From Entrepreneur to Partner: How to Transition with Adela Cepeda
In fall 2016, Adela Cepeda announced a major and exciting transition: her company A.C. Advisory was acquired by PFM Group, a company of national financial leaders. After founding A.C. Advisory twenty-one years ago, Cepeda led the company to become one of the top financial advisors in the nation. By joining forces with PFM Group, Cepeda says she will be in a position to provide better services than ever. The Alumni Society got the chance to catch up with Cepeda to discuss what the move means for her.
Words by KC Caldwell // Photo by Sheila Barabad
The Alumni Society: First of all, congratulations! Can you talk us through some of the steps that led up to making the decision to join forces with PFM Group?
Adela Cepeda: A.C. Advisory was started twenty-one years ago. It was a different time in terms of regulatory and other challenges. Dodd-Frank really did not distinguish requirements between small or large financial services firms. As a small firm, I found the regulatory requirements punishing in terms of cost and time. An increasing amount of my time was spent learning new rules and implementing compliance procedures. It was distracting from what I most enjoy doing, which is finding creative capital markets solutions for my clients. PFM is the top-ranked financial advisor in the United States. Their internal compliance capabilities are significant, so I don’t have to lose sleep over this. I can focus on my clients and their needs, with much greater resources for them.
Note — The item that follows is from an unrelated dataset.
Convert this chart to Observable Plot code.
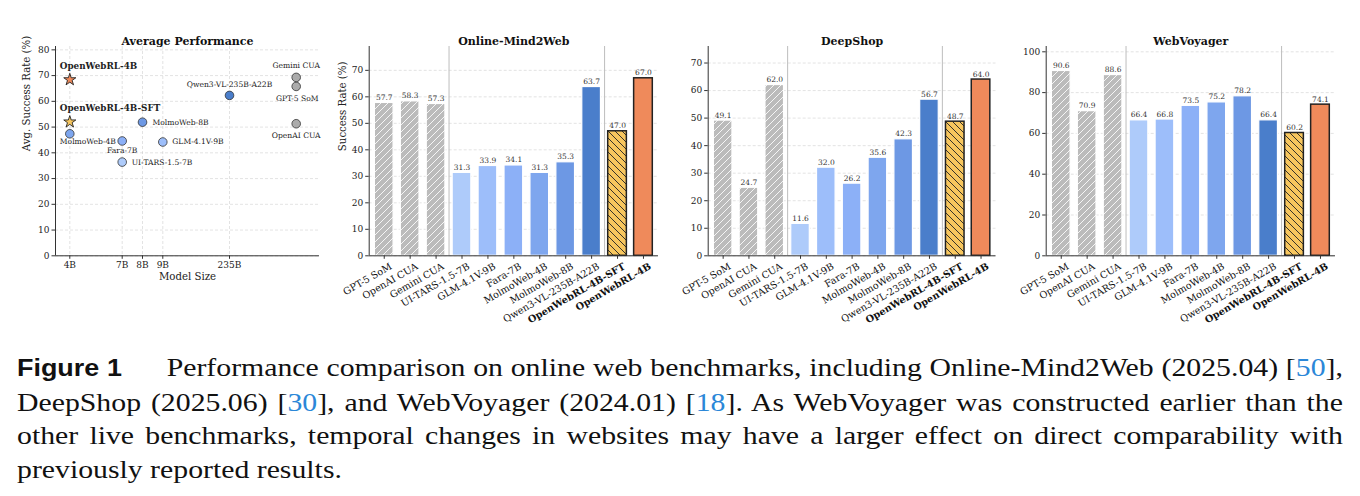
<!DOCTYPE html>
<html>
<head>
<meta charset="utf-8">
<script src="https://cdn.jsdelivr.net/npm/d3@7"></script>
<script src="https://cdn.jsdelivr.net/npm/@observablehq/plot@0.6"></script>
<style>
  html, body { margin: 0; padding: 0; background: #fff; }
  body { width: 1360px; height: 496px; overflow: hidden; position: relative; font-family: "DejaVu Serif", serif; }
  .panel { position: absolute; top: 0; }
  .panel svg { overflow: visible; }
  #caption { position: absolute; left: 17px; top: 351px; width: 1158px; transform: scaleX(1.145); transform-origin: 0 0;
    font-family: "Liberation Serif", serif; font-size: 26px; line-height: 33.5px; color: #111; }
  #caption .l { white-space: nowrap; text-align: justify; text-align-last: justify; }
  #caption .last { white-space: nowrap; text-align: left; }
  #caption .fig { font-family: "Liberation Sans", sans-serif; font-weight: bold; font-size: 23.5px; }
  #caption .ref { color: #2b87d8; }
</style>
</head>
<body>
<svg width="0" height="0" style="position:absolute">
  <defs>
    <pattern id="hatchGray" patternUnits="userSpaceOnUse" width="7" height="7">
      <rect width="7" height="7" fill="#bbbbbb"></rect>
      <path d="M0,7L7,0M-1,1L1,-1M6,8L8,6" stroke="#ffffff" stroke-width="1" stroke-opacity="0.85"></path>
    </pattern>
    <pattern id="hatchGold" patternUnits="userSpaceOnUse" width="7" height="7">
      <rect width="7" height="7" fill="#f7c65e"></rect>
      <path d="M0,0L7,7M-1,6L1,8M6,-1L8,1" stroke="#222222" stroke-width="0.9"></path>
    </pattern>
  </defs>
</svg>
<div id="p0" class="panel" style="left:0px"></div>
<div id="p1" class="panel" style="left:330px"></div>
<div id="p2" class="panel" style="left:670px"></div>
<div id="p3" class="panel" style="left:1010px"></div>
<div id="caption">
  <div class="l"><span class="fig">Figure 1</span>&emsp;&ensp;Performance comparison on online web benchmarks, including Online-Mind2Web (2025.04) [<span class="ref">50</span>],</div>
  <div class="l">DeepShop (2025.06) [<span class="ref">30</span>], and WebVoyager (2024.01) [<span class="ref">18</span>]. As WebVoyager was constructed earlier than the</div>
  <div class="l">other live benchmarks, temporal changes in websites may have a larger effect on direct comparability with</div>
  <div class="last">previously reported results.</div>
</div>
<script>
// ---------------- DATA ----------------
const models = ["GPT-5 SoM", "OpenAI CUA", "Gemini CUA", "UI-TARS-1.5-7B", "GLM-4.1V-9B", "Fara-7B",
  "MolmoWeb-4B", "MolmoWeb-8B", "Qwen3-VL-235B-A22B", "OpenWebRL-4B-SFT", "OpenWebRL-4B"];
const groups = ["closed", "closed", "closed", "open", "open", "open", "open", "open", "open", "ours", "ours"];
const modelSizeB = [null, null, null, 7, 9, 7, 4, 8, 235, 4, 4];
const onlineMind2Web = [57.7, 58.3, 57.3, 31.3, 33.9, 34.1, 31.3, 35.3, 63.7, 47.0, 67.0];
const deepShop = [49.1, 24.7, 62.0, 11.6, 32.0, 26.2, 35.6, 42.3, 56.7, 48.7, 64.0];
const webVoyager = [90.6, 70.9, 88.6, 66.4, 66.8, 73.5, 75.2, 78.2, 66.4, 60.2, 74.1];
const avgSuccess = [65.8, 51.3, 69.3, 36.4, 44.2, 44.6, 47.4, 51.9, 62.3, 52.0, 68.4];
const sizeTicks = [4, 7, 8, 9, 235];
const sizeTickLabels = ["4B", "7B", "8B", "9B", "235B"];
const avgTicks = [0, 10, 20, 30, 40, 50, 60, 70, 80];
const m2wTicks = [0, 10, 20, 30, 40, 50, 60, 70];
const deepShopTicks = [0, 10, 20, 30, 40, 50, 60, 70];
const webVoyagerTicks = [0, 20, 40, 60, 80, 100];

// ---------------- STYLE ----------------
const barFill = {
  "GPT-5 SoM": "url(#hatchGray)", "OpenAI CUA": "url(#hatchGray)", "Gemini CUA": "url(#hatchGray)",
  "UI-TARS-1.5-7B": "#aecbfa", "GLM-4.1V-9B": "#9dbefa", "Fara-7B": "#8cb0f7", "MolmoWeb-4B": "#7ea6ee",
  "MolmoWeb-8B": "#6d98e4", "Qwen3-VL-235B-A22B": "#4a7ecb", "OpenWebRL-4B-SFT": "url(#hatchGold)", "OpenWebRL-4B": "#ef8a5b"
};
const dotFill = Object.assign({}, barFill, {
  "GPT-5 SoM": "#ababab", "OpenAI CUA": "#ababab", "Gemini CUA": "#ababab", "OpenWebRL-4B-SFT": "#f7c65e"
});
const API_SLOT = 300; // x-slot for closed models (no public size)
const sizeScaleDomain = [2, 4, 7, 9, 235, API_SLOT, 330];
const sizeScaleRange = [55, 69.3, 121.7, 162.3, 229, 295.7, 319];
const scatterLabels = {
  "OpenWebRL-4B": {dx: -10, dy: -13.5, anchor: "start", bold: true},
  "OpenWebRL-4B-SFT": {dx: -10, dy: -13.5, anchor: "start", bold: true},
  "MolmoWeb-4B": {dx: -10, dy: 7.5, anchor: "start"},
  "Fara-7B": {dx: 0, dy: 9.5, anchor: "middle"},
  "UI-TARS-1.5-7B": {dx: 9.5, dy: 0, anchor: "start"},
  "MolmoWeb-8B": {dx: 10, dy: 0, anchor: "start"},
  "GLM-4.1V-9B": {dx: 9.5, dy: 0, anchor: "start"},
  "Qwen3-VL-235B-A22B": {dx: 0, dy: -10.5, anchor: "middle"},
  "Gemini CUA": {dx: 0, dy: -12, anchor: "middle"},
  "GPT-5 SoM": {dx: 1, dy: 12.3, anchor: "middle"},
  "OpenAI CUA": {dx: 0, dy: 12.3, anchor: "middle"}
};
const INK = "#222";
const baseStyle = {fontFamily: "DejaVu Serif", fontSize: "9px", color: INK, background: "transparent", overflow: "visible"};
const gridStyle = {stroke: "#b5b5b5", strokeOpacity: 0.55, strokeDasharray: "3,2", strokeWidth: 0.7};

// ---------------- SCATTER ----------------
const scatterData = models.map((m, i) => ({
  model: m, group: groups[i], size: modelSizeB[i] == null ? API_SLOT : modelSizeB[i], avg: avgSuccess[i]
}));
const circles = scatterData.filter(d => d.group !== "ours");
const stars = scatterData.filter(d => d.group === "ours");
const labelMarks = scatterData.map(d => {
  const o = scatterLabels[d.model];
  return Plot.text([d], {x: "size", y: "avg", text: "model", dx: o.dx, dy: o.dy, textAnchor: o.anchor,
    fontSize: o.bold ? 8.8 : 7.6, fontWeight: o.bold ? "bold" : "normal", fill: INK});
});
const avgMax = d3.max(avgSuccess) + 12;

const scatter = Plot.plot({
  width: 330, height: 330, marginLeft: 55, marginRight: 11, marginTop: 46, marginBottom: 74.7,
  style: baseStyle,
  x: {type: "linear", domain: sizeScaleDomain, range: sizeScaleRange},
  y: {domain: [0, avgMax]},
  marks: [
    Plot.gridY(avgTicks, gridStyle),
    Plot.gridX(sizeTicks, gridStyle),
    Plot.axisY(avgTicks, {tickSize: 3.5, tickPadding: 2.5, fontSize: 9, label: null, stroke: "#333"}),
    Plot.axisX(sizeTicks, {tickSize: 3.5, tickPadding: 2, fontSize: 9, label: null, stroke: "#333",
      tickFormat: d => sizeTickLabels[sizeTicks.indexOf(d)]}),
    Plot.ruleX([sizeScaleDomain[0]], {stroke: "#333", strokeWidth: 1}),
    Plot.ruleY([0], {stroke: "#333", strokeWidth: 1}),
    Plot.dot(circles, {x: "size", y: "avg", r: 4.3, fill: d => dotFill[d.model], stroke: "#333", strokeWidth: 0.8}),
    Plot.dot(stars, {x: "size", y: "avg", r: 3.8, symbol: "star", fill: d => dotFill[d.model], stroke: "#222", strokeWidth: 0.9}),
    ...labelMarks,
    Plot.text(["Average Performance"], {frameAnchor: "top", dy: -9.5, fontWeight: "bold", fontSize: 11, fill: "#111"}),
    Plot.text(["Avg. Success Rate (%)"], {frameAnchor: "left", dx: -29, rotate: -90, fontSize: 10.2, fill: INK}),
    Plot.text(["Model Size"], {frameAnchor: "bottom", dy: 24, fontSize: 10.2, fill: INK})
  ]
});
document.getElementById("p0").appendChild(scatter);

// ---------------- BAR PANELS ----------------
const separators = models.map((_, i) => i).filter(i => i > 0 && groups[i] !== groups[i - 1]).map(i => i - 0.5);
const BAR_HALF = 0.36;
function barPanel(title, values, ticks, ylabel, ml, mr) {
  const data = models.map((m, i) => ({i, model: m, group: groups[i], v: values[i], fill: barFill[m]}));
  const xDomain = [-0.58, models.length - 1 + 0.58];
  const normal = data.filter(d => d.group !== "ours");
  const ours = data.filter(d => d.group === "ours");
  const tickLabel = (subset, bold) => Plot.text(subset, {x: "i", text: "model", frameAnchor: "bottom",
    dy: 6.5, dx: 5, rotate: -30, textAnchor: "end", lineAnchor: "top", fontSize: 9.7,
    fontWeight: bold ? "bold" : "normal", fill: "#111"});
  const marks = [
    Plot.gridY(ticks, gridStyle),
    Plot.ruleX(separators, {stroke: "#bdbdbd", strokeWidth: 1}),
    Plot.rectY(normal, {x1: d => d.i - BAR_HALF, x2: d => d.i + BAR_HALF, y: "v", fill: "fill", stroke: "#fff", strokeWidth: 1.2}),
    Plot.rectY(ours, {x1: d => d.i - BAR_HALF, x2: d => d.i + BAR_HALF, y: "v", fill: "fill", stroke: "#222", strokeWidth: 1.5}),
    Plot.text(data, {x: "i", y: "v", text: d => d.v.toFixed(1), dy: -3, lineAnchor: "bottom", fontSize: 7.5, fill: "#333"}),
    Plot.ruleX([xDomain[0]], {stroke: "#333", strokeWidth: 1}),
    Plot.ruleY([0], {stroke: "#333", strokeWidth: 1}),
    Plot.axisY(ticks, {tickSize: 3.5, tickPadding: 2.5, fontSize: 9, label: null, stroke: "#333"}),
    Plot.axisX(data.map(d => d.i), {tickSize: 3.5, tickFormat: () => "", label: null, stroke: "#333"}),
    tickLabel(normal, false),
    tickLabel(ours, true),
    Plot.text([title], {frameAnchor: "top", dy: -9.5, fontWeight: "bold", fontSize: 11, fill: "#111"})
  ];
  if (ylabel) marks.push(Plot.text([ylabel], {frameAnchor: "left", dx: -26, rotate: -90, fontSize: 10.2, fill: INK}));
  return Plot.plot({
    width: 340, height: 330, marginLeft: ml, marginRight: mr, marginTop: 46, marginBottom: 74.7,
    style: baseStyle,
    x: {type: "linear", domain: xDomain},
    y: {domain: [0, d3.max(values) + 12]},
    marks
  });
}
document.getElementById("p1").appendChild(barPanel("Online-Mind2Web", onlineMind2Web, m2wTicks, "Success Rate (%)", 38.7, 12));
document.getElementById("p2").appendChild(barPanel("DeepShop", deepShop, deepShopTicks, null, 37.7, 14.5));
document.getElementById("p3").appendChild(barPanel("WebVoyager", webVoyager, webVoyagerTicks, null, 35.7, 15));
</script>
</body>
</html>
TAS: What are going to be some of the key differences between working independently running your own firm and, now, being part of a group with PFM?
AC: Having eighty-five partners is exciting, and adds a wealth of knowledge that I just could not recreate as a small firm. It’s also great not to worry about managing expenses—the rent, technology, payroll. It’s quite freeing. I think it’s a total win-win for me, and hope my new partners feel the same.
TAS: You worked as an independently as an entrepreneur for more than two decades—was there always an end goal?
AC: There was not. When I started, just around the time I became a widow, thinking far ahead was not something I relished. But over the past few years, the reality of a changed regulatory climate really precipitated the change. I had been giving very serious thought to selling the firm and finding a home for my employees. Moving from the top to number one had a strong allure.
TAS: Now that you’re working with a partner, have any of your objectives changed?
AC: The great thing about teaming up with one of your competitors is that they understand the business, and if they are successful, as PFM has been for the forty years that it has been in business, then they share your vision, which is to provide the highest quality advice to our municipal clients.
TAS: What are some tips you can share with entrepreneurs interested in following in your footsteps?
AC: I think it’s important to think early on about exit strategies, whether it be for retirement purposes, for generational transition, or to capture value in the business you have created. The models for generating value in your industry should be well understood and color how to grow your business. It’s the smart thing to do, but as entrepreneurs, we are so often pulled by the day-to-day that it’s easy to put this off. How you transition is a key entrepreneurial challenge and one that should be planned for.